MIKE'S SIMPLIFIED CHOKE THEORY

The theory is similar to the transformer theory, but a choke only has 1 winding. The turns per volt (TPV) can be calculated in the same way, but the choke has a heavy DC current flowing through it so the core WILL saturate unless the flux density is reduced massively. This is done with a gap.

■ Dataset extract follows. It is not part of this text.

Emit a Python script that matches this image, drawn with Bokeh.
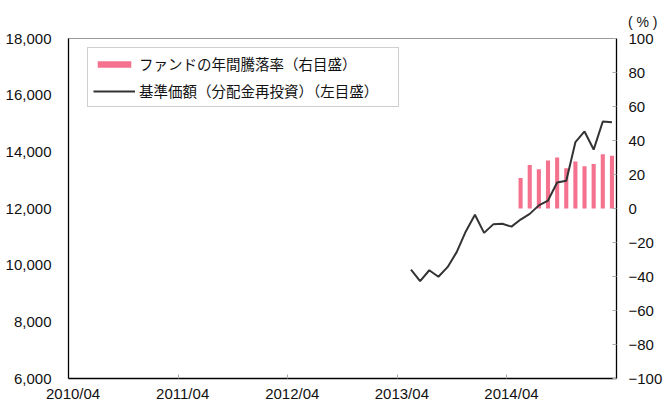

After the bobbin is wound with wire, the E laminations are inserted all on one side as sort of shown to the right. The I laminations are clamped together and stuck on the end of the E laminations with a gap created by a few sheets of paper. What follows is a discussion of the gap.

THE GAP

Without looking at all the hysteresis curves and permeability curves, suffice it to say that DC current through the core as in a choke or SET output transformer leads quickly to saturation of the core. So an air gap is placed to increase the reluctance. Air has a permeability of 1. The grueling calculations are below.

Reluctance (R) is the magnetic equivalent of electrical resistance. From equation (19) on the Brain Dead Transformer Theory page we can express the reluctance of the core and the reluctance of the gap and they are additive:

(1) R_{c} = ℓ_{MP}/(μ_{R}μ_{O}A_{c})

(2) R_{g} = g/μ_{O}A_{g} where g = width of gap, μ_{R}=1 for air

Remembering the ohm's law analogy, total R = R_{c} + R_{g}

From (18), and remembering that MMF = NI

NI = Φ(R_{g} + R_{c})

= Φ[g/(μ_{O}A_{g}) + ℓ_{MP}/(μ_{R}μ_{O}A_{c}) ]

= Φ/A *[g/μ_{O} + ℓ_{MP}/(μ_{R}μ_{O}) this assumes A_{c}=A_{g}, which is not exactly correct because of fringing.

= B*[g/μ_{O} + ℓ_{MP}/(μ_{R}μ_{O}) from equation (3)

Divide both sides by ℓ_{MP} and remember that H = NI/ℓ_{MP} you get:

H= B * [g/(μ_{O}ℓ_{MP}) + 1/(μ_{R}μ_{O})]

From equation (2) H = B * 1/μ, so......

H = B * 1/μ_{EF}, where

1/μ_{EF} = 1/[g/(μ_{O}ℓ_{MP})+ 1/(μ_{R}μ_{O})]

Things get a little easier for chokes (or transformers) with a gap. A typical μ_{R}μ_{O} for the core may be in the neighborhood of 10,000 while the μ for the gap is 1. For, say, EI66 laminations, a typical gap is .15mm and a typical ℓ_{MP} is maybe 12cm and A=6.8.

So, from equations (22) and (23),

R_{c} = 12/(10000*6.8) = 1.77x10^{-4}

R_{g} = .15/6.8 = 2.2x10^{-3}

So the reluctance R_{g} of the gap is 12 times the reluctance of the core, so is the overwhelming determinant of total reluctance.

EXAMPLE

Assume EI66 lamination with 31mm stack thickness. From chart a=22, so A = 3.1*2.2=6.8cm^{2}. The magnetic path length ℓ_{MP}, as calculated way above is 12.25cm. The core has μ = 10,000 and the gap g = .15mm.

From equation (17):

R_{c} = ℓ_{MP}/μA = 12.25/(10000*6.8) = .0001801

R_{g} = g/A = .15/6.8 = .002206

So R_{g} is 12X as large as R_{c}, meaning that the total reluctance is almost entirely determined by the gap, so the quality of the core is much less important in a choke with a gap.